The "British character" is mixed. I'm a teetotaller, and the drinking culture here is ridiculous. Every event of any significance is regarded as an excuse to drink or get drunk. Bad day at the office? - better go and drown our sorrows. Great day at the office? - better go and celebrate with a drink! Funeral? We'll get drunk at the wake. Wedding? We'll get drunk at the reception. This drinking culture results in many town centres being no go areas for anyone remotely sober on a Friday and Saturday night. Even where I live, in a small country town of 20,000, the centre of town at weekends is a shouting, fighting, alcohol fuelled hell. In my view alcohol should be taxed much more heavily than it is, to counter this dreadful culture. I'm never going to get elected to anything on that platform however!

In the UK we also still have Kings and Queens, Lords and Ladies, knights and commoners. All this should be done away with immediately. Apart from the fact it isn't 1314 any more, it leads to ridiculous and completely unwarranted arrogance on the one hand, and servile crapitude on the other. Now Britain is a multi cultural society, we should all just be equal citizens. Our king should be the law. The American Founding Fathers got this dead right. Here's an essay I wrote on this. I am a republican.

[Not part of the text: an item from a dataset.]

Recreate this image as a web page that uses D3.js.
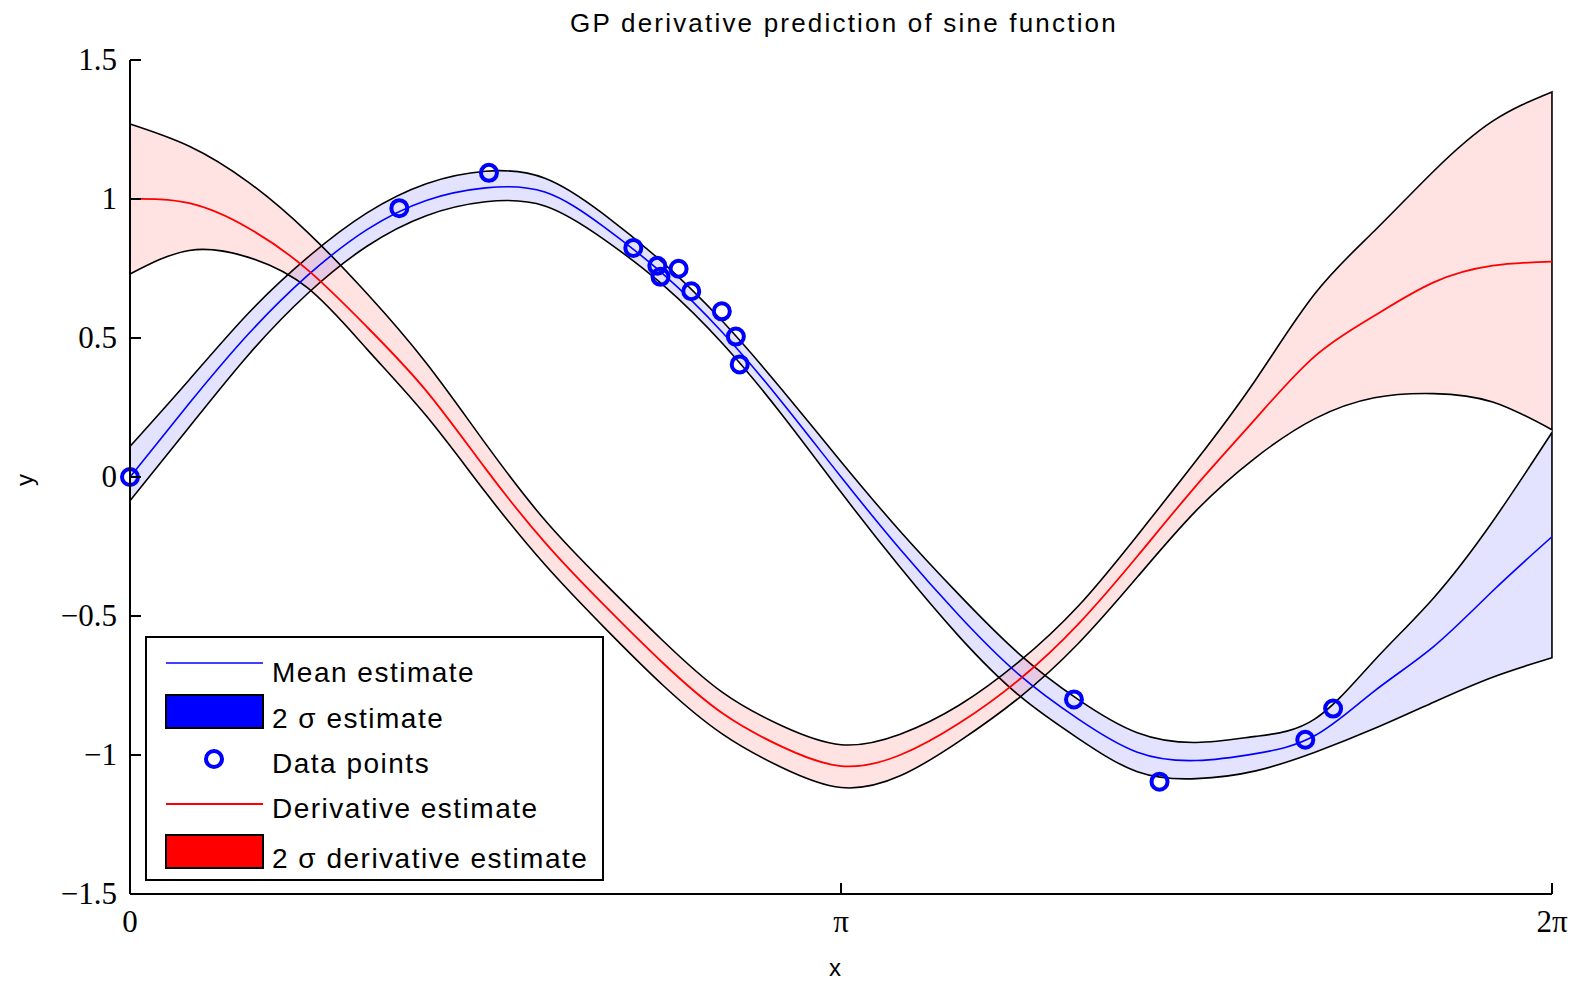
<!DOCTYPE html>
<html>
<head>
<meta charset="utf-8">
<script src="https://cdn.jsdelivr.net/npm/d3@7"></script>
<style>
  body { margin: 0; background: #fff; }
  text { fill: #000; }
</style>
</head>
<body>
<script>
// sample grid along x (0 .. 2pi)
const xGrid = [0.000, 0.262, 0.524, 0.785, 1.047, 1.309, 1.571, 1.833, 2.094, 2.356, 2.618, 2.880, 3.142,
               3.403, 3.665, 3.927, 4.189, 4.451, 4.712, 4.974, 5.236, 5.498, 5.760, 6.021, 6.283];

// GP mean estimate + 2 sigma band
const meanEst = [0.00, 0.265, 0.515, 0.725, 0.89, 0.995, 1.04, 1.025, 0.90, 0.73, 0.52, 0.27, 0.00,
                 -0.26, -0.50, -0.71, -0.87, -0.99, -1.02, -0.995, -0.93, -0.77, -0.61, -0.41, -0.215];
const meanLo = [-0.085, 0.18, 0.44, 0.66, 0.83, 0.94, 0.99, 0.975, 0.855, 0.69, 0.48, 0.225, -0.055,
                -0.325, -0.575, -0.785, -0.94, -1.06, -1.085, -1.057, -0.99, -0.905, -0.81, -0.72, -0.65];
const meanHi = [0.11, 0.35, 0.59, 0.79, 0.95, 1.055, 1.10, 1.075, 0.945, 0.77, 0.56, 0.315, 0.055,
                -0.195, -0.425, -0.635, -0.80, -0.92, -0.955, -0.933, -0.87, -0.66, -0.435, -0.16, 0.16];

// derivative estimate + 2 sigma band
const derivEst = [1.00, 0.985, 0.895, 0.745, 0.54, 0.31, 0.03, -0.235, -0.46, -0.67, -0.85, -0.97, -1.04,
                  -1.00, -0.885, -0.73, -0.53, -0.285, -0.03, 0.21, 0.435, 0.58, 0.70, 0.76, 0.775];
const derivLo = [0.73, 0.815, 0.79, 0.68, 0.46, 0.22, -0.055, -0.315, -0.54, -0.75, -0.925, -1.045, -1.117,
                 -1.075, -0.95, -0.795, -0.60, -0.36, -0.12, 0.07, 0.21, 0.285, 0.30, 0.27, 0.17];
const derivHi = [1.27, 1.19, 1.06, 0.88, 0.66, 0.41, 0.12, -0.155, -0.38, -0.59, -0.775, -0.895, -0.963,
                 -0.925, -0.82, -0.665, -0.465, -0.21, 0.06, 0.35, 0.66, 0.885, 1.10, 1.28, 1.385];

// observed data points
const ptX = [0.00, 1.19, 1.586, 2.224, 2.33, 2.344, 2.424, 2.48, 2.615, 2.677, 2.694, 4.171, 4.549, 5.193, 5.316];
const ptY = [0.00, 0.967, 1.094, 0.824, 0.76, 0.72, 0.749, 0.668, 0.596, 0.505, 0.405, -0.80, -1.096, -0.945, -0.833];

const yTicks = [-1.5, -1, -0.5, 0, 0.5, 1, 1.5];
const xTicks = [0, Math.PI, 2 * Math.PI];
const xTickLabels = ["0", "\u03c0", "2\u03c0"];

const legendItems = ["Mean estimate", "2 \u03c3 estimate", "Data points", "Derivative estimate", "2 \u03c3 derivative estimate"];

const W = 1574, H = 984;
const svg = d3.select("body").append("svg").attr("width", W).attr("height", H);

const x = d3.scaleLinear().domain([0, 2 * Math.PI]).range([130, 1552]);
const y = d3.scaleLinear().domain([-1.5, 1.5]).range([894, 60]);

const rows = xGrid.map((v, i) => ({
  x: v, m: meanEst[i], mlo: meanLo[i], mhi: meanHi[i],
  d: derivEst[i], dlo: derivLo[i], dhi: derivHi[i]
}));

const curve = d3.curveNatural;

// bands
const meanArea = d3.area().x(d => x(d.x)).y0(d => y(d.mlo)).y1(d => y(d.mhi)).curve(curve);
const derivArea = d3.area().x(d => x(d.x)).y0(d => y(d.dlo)).y1(d => y(d.dhi)).curve(curve);

svg.append("path").datum(rows).attr("d", meanArea)
  .attr("fill", "#0000ff").attr("fill-opacity", 0.11)
  .attr("stroke", "#000").attr("stroke-width", 1.6);
svg.append("path").datum(rows).attr("d", derivArea)
  .attr("fill", "#ff0000").attr("fill-opacity", 0.11)
  .attr("stroke", "#000").attr("stroke-width", 1.6);

// lines
svg.append("path").datum(rows)
  .attr("d", d3.line().x(d => x(d.x)).y(d => y(d.m)).curve(curve))
  .attr("fill", "none").attr("stroke", "#0000ff").attr("stroke-width", 1.6);
svg.append("path").datum(rows)
  .attr("d", d3.line().x(d => x(d.x)).y(d => y(d.d)).curve(curve))
  .attr("fill", "none").attr("stroke", "#ff0000").attr("stroke-width", 1.8);

// points
svg.append("g").selectAll("circle").data(ptX).join("circle")
  .attr("cx", d => x(d)).attr("cy", (d, i) => y(ptY[i])).attr("r", 8)
  .attr("fill", "none").attr("stroke", "#0000ff").attr("stroke-width", 4);

// axes (matlab style: left + bottom, inward ticks)
const axisG = svg.append("g").attr("stroke", "#000").attr("stroke-width", 2);
axisG.append("line").attr("x1", x(0)).attr("x2", x(0)).attr("y1", y(1.5)).attr("y2", y(-1.5));
axisG.append("line").attr("x1", x(0)).attr("x2", x(2 * Math.PI)).attr("y1", y(-1.5)).attr("y2", y(-1.5));
axisG.selectAll(".yt").data(yTicks).join("line")
  .attr("x1", x(0)).attr("x2", x(0) + 11).attr("y1", d => y(d)).attr("y2", d => y(d));
axisG.selectAll(".xt").data(xTicks).join("line")
  .attr("x1", d => x(d)).attr("x2", d => x(d)).attr("y1", y(-1.5)).attr("y2", y(-1.5) - 11);

const serif = "'Liberation Serif', 'Times New Roman', serif";
const sans = "'Liberation Sans', Arial, sans-serif";

svg.append("g").selectAll("text").data(yTicks).join("text")
  .attr("x", x(0) - 13).attr("y", d => y(d) + 10)
  .attr("text-anchor", "end").attr("font-family", serif).attr("font-size", 31)
  .text(d => d < 0 ? "\u2212" + Math.abs(d) : d);

svg.append("g").selectAll("text").data(xTicks).join("text")
  .attr("x", d => x(d)).attr("y", y(-1.5) + 38)
  .attr("text-anchor", "middle").attr("font-family", serif).attr("font-size", 31)
  .text((d, i) => xTickLabels[i]);

// title and axis labels
svg.append("text").attr("x", 844).attr("y", 32).attr("text-anchor", "middle")
  .attr("font-family", sans).attr("font-size", 26).attr("letter-spacing", 2.2)
  .text("GP derivative prediction of sine function");
svg.append("text").attr("x", 835).attr("y", 976).attr("text-anchor", "middle")
  .attr("font-family", sans).attr("font-size", 24).text("x");
svg.append("text").attr("transform", "translate(33,480) rotate(-90)").attr("text-anchor", "middle")
  .attr("font-family", sans).attr("font-size", 24).text("y");

// legend
const lg = svg.append("g");
lg.append("rect").attr("x", 146).attr("y", 637).attr("width", 457).attr("height", 243)
  .attr("fill", "#fff").attr("stroke", "#000").attr("stroke-width", 2);
const rowY = [663, 712, 759, 804, 852];
const baseY = [682, 728, 773, 818, 868];
lg.append("line").attr("x1", 166).attr("x2", 263).attr("y1", rowY[0]).attr("y2", rowY[0])
  .attr("stroke", "#0000ff").attr("stroke-width", 1.6);
lg.append("rect").attr("x", 166).attr("y", 695).attr("width", 97).attr("height", 33)
  .attr("fill", "#0000ff").attr("stroke", "#000").attr("stroke-width", 2);
lg.append("circle").attr("cx", 214).attr("cy", rowY[2]).attr("r", 8)
  .attr("fill", "none").attr("stroke", "#0000ff").attr("stroke-width", 4);
lg.append("line").attr("x1", 166).attr("x2", 263).attr("y1", rowY[3]).attr("y2", rowY[3])
  .attr("stroke", "#ff0000").attr("stroke-width", 1.8);
lg.append("rect").attr("x", 166).attr("y", 835).attr("width", 97).attr("height", 33)
  .attr("fill", "#ff0000").attr("stroke", "#000").attr("stroke-width", 2);
lg.selectAll("text").data(legendItems).join("text")
  .attr("x", 272).attr("y", (d, i) => baseY[i])
  .attr("font-family", sans).attr("font-size", 28).attr("letter-spacing", 1.5)
  .text(d => d);
</script>
</body>
</html>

The other aspects of the society I really can't relate to are: Soccer - of no interest to me whatsoever. Cars - who cares? The roads are clogged. The honours system - "Order of the British Empire" anyone? Food - you either pay through the nose for some sort of poxy artwork on a plate, or you eat supermarket crap.

So what do I like about the UK? Um, er, well I guess I'm fairly comfortable here. I am English after all. Despite the drawbacks above, it is civilised in the sense that the majority of people accept and obey the law. The bad guys get locked up, by and large, and the whole thing goes creaking on in a fairly predictable, familiar fashion. There are a lot of clever people living here, and London is the biggest and richest city in Europe. Parts of some of the second line cities are apparently pleasant as well, such as Manchester and Cardiff.

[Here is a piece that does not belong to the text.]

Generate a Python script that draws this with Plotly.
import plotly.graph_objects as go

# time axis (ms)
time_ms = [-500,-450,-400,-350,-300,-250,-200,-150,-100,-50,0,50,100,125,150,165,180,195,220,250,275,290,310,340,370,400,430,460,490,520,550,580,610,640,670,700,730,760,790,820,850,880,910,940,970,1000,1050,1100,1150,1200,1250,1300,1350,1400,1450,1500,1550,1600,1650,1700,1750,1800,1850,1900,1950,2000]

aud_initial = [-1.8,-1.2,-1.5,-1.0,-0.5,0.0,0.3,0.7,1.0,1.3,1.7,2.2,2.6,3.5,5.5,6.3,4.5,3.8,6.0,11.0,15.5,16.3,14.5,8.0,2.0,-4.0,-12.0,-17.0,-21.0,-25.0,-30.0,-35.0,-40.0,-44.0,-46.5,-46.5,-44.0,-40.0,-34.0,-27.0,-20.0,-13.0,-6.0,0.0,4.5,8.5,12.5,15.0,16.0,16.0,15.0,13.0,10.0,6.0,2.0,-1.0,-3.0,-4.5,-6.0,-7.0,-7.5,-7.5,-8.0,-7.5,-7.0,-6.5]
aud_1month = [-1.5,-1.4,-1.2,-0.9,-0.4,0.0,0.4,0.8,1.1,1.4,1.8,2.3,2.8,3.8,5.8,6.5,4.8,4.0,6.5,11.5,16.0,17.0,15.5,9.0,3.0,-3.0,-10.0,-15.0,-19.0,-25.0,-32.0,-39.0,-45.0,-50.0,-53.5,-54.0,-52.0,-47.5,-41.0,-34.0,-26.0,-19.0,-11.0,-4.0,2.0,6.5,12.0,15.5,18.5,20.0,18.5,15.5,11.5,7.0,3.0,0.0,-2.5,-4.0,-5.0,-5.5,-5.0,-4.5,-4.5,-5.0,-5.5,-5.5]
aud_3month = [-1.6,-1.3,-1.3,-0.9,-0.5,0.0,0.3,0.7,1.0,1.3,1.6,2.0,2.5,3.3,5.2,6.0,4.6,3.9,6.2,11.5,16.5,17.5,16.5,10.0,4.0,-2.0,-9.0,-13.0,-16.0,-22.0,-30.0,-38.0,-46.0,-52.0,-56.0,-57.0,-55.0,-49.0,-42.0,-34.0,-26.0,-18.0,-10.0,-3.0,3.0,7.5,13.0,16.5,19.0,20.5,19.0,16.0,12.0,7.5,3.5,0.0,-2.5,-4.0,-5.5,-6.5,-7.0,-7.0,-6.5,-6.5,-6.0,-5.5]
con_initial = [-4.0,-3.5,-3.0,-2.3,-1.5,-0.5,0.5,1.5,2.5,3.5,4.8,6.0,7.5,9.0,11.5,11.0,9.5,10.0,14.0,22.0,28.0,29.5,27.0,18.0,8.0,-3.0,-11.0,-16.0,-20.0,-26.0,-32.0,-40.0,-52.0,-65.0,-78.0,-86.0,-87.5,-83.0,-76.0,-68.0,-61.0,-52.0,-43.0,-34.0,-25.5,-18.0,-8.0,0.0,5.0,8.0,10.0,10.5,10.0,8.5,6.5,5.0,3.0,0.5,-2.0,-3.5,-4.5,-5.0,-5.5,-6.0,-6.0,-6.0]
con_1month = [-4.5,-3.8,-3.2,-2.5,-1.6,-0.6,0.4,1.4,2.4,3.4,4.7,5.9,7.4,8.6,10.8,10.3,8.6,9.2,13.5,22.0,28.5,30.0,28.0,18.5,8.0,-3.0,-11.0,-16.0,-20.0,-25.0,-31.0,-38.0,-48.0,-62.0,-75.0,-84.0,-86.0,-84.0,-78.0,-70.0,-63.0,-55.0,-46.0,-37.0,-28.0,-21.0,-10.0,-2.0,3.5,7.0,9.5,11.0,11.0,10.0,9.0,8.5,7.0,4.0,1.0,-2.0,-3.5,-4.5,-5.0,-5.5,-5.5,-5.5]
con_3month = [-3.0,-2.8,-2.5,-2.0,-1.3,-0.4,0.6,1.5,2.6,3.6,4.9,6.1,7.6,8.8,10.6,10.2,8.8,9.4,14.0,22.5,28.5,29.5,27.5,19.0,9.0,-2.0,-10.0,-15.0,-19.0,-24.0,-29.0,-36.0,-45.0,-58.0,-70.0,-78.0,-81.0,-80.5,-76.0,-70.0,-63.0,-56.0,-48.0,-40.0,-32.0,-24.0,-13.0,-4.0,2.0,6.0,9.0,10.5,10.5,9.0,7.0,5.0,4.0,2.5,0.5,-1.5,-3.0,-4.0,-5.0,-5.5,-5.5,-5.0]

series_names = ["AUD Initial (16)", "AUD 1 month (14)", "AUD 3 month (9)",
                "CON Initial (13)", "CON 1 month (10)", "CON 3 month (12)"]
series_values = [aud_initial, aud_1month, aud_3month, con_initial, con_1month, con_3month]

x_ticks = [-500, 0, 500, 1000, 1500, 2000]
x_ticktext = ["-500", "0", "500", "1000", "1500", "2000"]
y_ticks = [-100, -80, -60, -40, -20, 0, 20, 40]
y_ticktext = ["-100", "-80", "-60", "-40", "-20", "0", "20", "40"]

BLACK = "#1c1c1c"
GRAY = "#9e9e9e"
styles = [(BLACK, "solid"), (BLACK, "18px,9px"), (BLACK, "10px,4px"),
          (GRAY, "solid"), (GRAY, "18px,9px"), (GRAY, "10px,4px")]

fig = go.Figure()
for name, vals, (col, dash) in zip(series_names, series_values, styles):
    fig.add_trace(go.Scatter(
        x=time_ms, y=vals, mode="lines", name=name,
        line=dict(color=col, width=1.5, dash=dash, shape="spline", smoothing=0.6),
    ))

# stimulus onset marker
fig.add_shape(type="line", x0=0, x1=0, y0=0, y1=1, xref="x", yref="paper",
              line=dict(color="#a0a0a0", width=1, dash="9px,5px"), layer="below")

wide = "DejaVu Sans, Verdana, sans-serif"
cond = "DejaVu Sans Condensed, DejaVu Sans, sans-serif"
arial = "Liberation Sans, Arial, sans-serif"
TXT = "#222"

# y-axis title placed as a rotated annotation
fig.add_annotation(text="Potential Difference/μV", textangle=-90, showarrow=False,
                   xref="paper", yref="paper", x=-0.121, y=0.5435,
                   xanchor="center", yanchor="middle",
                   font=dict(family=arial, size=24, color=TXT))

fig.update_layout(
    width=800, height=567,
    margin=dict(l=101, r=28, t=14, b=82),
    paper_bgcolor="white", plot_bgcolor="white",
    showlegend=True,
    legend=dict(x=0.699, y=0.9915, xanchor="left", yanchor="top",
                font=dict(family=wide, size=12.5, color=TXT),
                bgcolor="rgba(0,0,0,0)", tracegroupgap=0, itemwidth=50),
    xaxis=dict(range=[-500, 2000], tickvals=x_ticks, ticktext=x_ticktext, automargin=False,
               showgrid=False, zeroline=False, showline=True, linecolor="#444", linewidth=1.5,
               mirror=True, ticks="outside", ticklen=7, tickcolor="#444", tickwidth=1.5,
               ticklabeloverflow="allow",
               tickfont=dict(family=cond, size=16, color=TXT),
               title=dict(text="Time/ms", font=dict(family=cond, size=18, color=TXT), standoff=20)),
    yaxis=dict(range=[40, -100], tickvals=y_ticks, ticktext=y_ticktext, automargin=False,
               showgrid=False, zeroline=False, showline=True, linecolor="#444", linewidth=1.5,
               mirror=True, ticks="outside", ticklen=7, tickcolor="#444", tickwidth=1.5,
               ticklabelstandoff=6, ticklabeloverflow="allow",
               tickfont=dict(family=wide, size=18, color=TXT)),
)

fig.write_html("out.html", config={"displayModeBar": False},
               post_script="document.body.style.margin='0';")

I've got to say though, it's also fairly easy to see why the greatest export of these islands over the last several hundred years has been people. Because of the ludicrous class system, opportunity only beckoned abroad.

I think if I was living in another country, I'd regard the UK as somewhere nice to visit, but I wouldn't want to live here. Millions disagree, as there are people from all over the world trying to get in legally or illegally. I guess it's just the luck of the draw. If I'd been born in some sub-saharan shithole, I'd probably feel differently. I accept I'm fortunate.

That's it really. I realise there are much worse places to live. But once you get here, and you've experienced alternatives, you realise there are better places as well.